One of Fearing’s recurring subjects was kite-flying, seemingly symbolic of spiritual quests. The Kite Flyers (1945) depicts two children with an adult male figure, grounded in a gloomy landscape as they fly their kites; like in many of Fearing’s paintings, features of the landscape discernibly extend upwards toward the sky, alluding to the heavens above. Kite Flyers Beneath A Canopy (1955), made in contrast to the prevalent post-war optimism, shows a similar scene with a canopy above the figures, representing obstacles faced when seeking higher planes in life.

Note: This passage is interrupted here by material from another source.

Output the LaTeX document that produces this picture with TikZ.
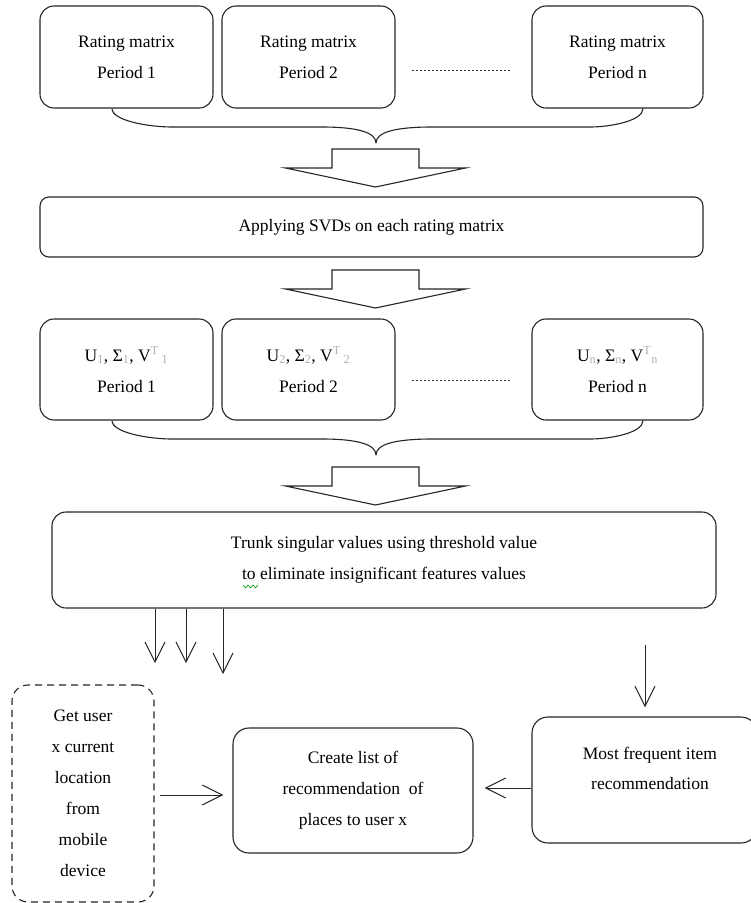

Many of the landscapes in which he placed his figures were rooted in real places he frequented like the Colorado Rockies, the Central Texas Hill Country, and Californian coasts, yet his depictions appear fantastical to capture the grandeur and transcendence of nature. Fearing’s renderings of flora and fauna were influenced by Dürer and Pisanello respectively. As a nod to revering all life, animals occupied much of his oeuvre, especially large African mammals including giraffes, lions, rhinoceros, zebras, and okapis, often set in mystical backgrounds. Like Sacred Beast Walking Gently on a Beach (1971), many of Fearing’s pieces combined elements of both representational and surrealist art. He employed renderings of fish to reference the underworld, human evolution, and their roles in religious stories as depicted in pieces like, Tobias and the Angel (1951).

Fearing's interest in collage developed in part from his usage of it as a teaching tool when encouraging students to experiment. He incorporated myriad materials including metal, plastic, stones, broken windshield glass, fabric, seeds, and other organic material in his collages, revealing his playful approach to artmaking.

== Collections ==
Fearing’s works are housed in the permanent collections of the Blanton Museum of Art, Dallas Museum of Art, Modern Art Museum of Fort Worth, Amon Carter Museum of American Art, and Old Jail Arts Center.

== Death ==
Fearing died due to congestive heart failure at the age of 92 in his home.